Where does this leave Respect as a vehicle for the regroupment and revival of the non-sectarian left and the base for growing a new type of mass party of the left? Unless the SWP can let go, can recognise that its old manipulative ways are now harmful, that it has a negative heritage of distrust across wide swathes of the left, from the Greens to most trade union activists, and that it cannot ride two horses (both a ‘democratic centralist, revolutionary’ party and an unacknowledged ruling clique in Respect), it will increasingly act as a sheet anchor preventing the growth of Respect’s influence and credibility within the wider labour movement.
Unless Respect can be relaunched as a new type of organisation which is developing the democratic involvement of both members and supporters in new and innovative ways, it is likely to continue to be seen by most of the thousands of unaffiliated activists in a hundred fields of dissent in England who are Respect’s natural base constituency as just the most recent front for Britain’s largest sect.

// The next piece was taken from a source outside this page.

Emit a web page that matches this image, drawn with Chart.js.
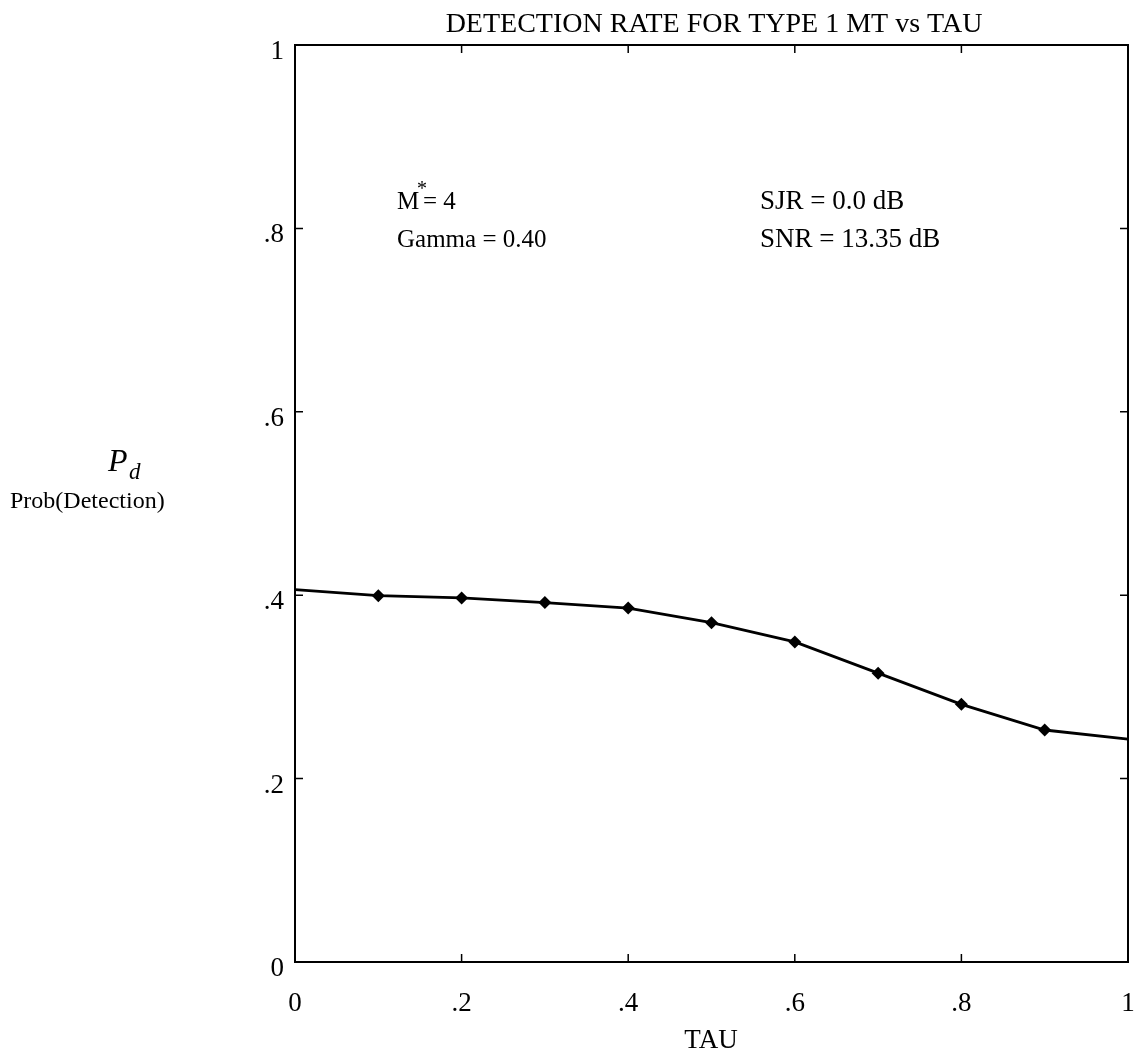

I am being dragged slowly and reluctantly towards the conclusion that the Respect project is a dead parrot - well, perhaps not quite dead, but certainly more than just shagged out after a long squawk. Respect has not grown significantly over the last few months, despite all the fantastic publicity that George has generated and the dozens of meetings (some of them the biggest seen in their locality for decades) he has spoken at all over the country - or rather it has probably succeeded in recruiting quite large numbers of new and inexperienced people, but has failed to hang onto them for more than a very short period.
Yet this is not admitted as an issue by the leadership - who do not even want to tell us how many members we have. Indeed George says it is not a problem. “Be happy,” he says. It is more important to get lots of votes than lots of members. Of course without one we will not have the other for very long.
Sitting in the conference I was only too aware that the twin accusations made of Respect that it is merely George’s fan club and that it is merely the electoral front of the SWP are increasingly difficult to refute. Sadly, nothing that happened at the conference gave me any confidence that the SWP leadership has the will or wit to make the changes that only it can make to give Respect a real fighting chance of becoming a genuinely bottom-up, democratic organisation of and for ordinary working people.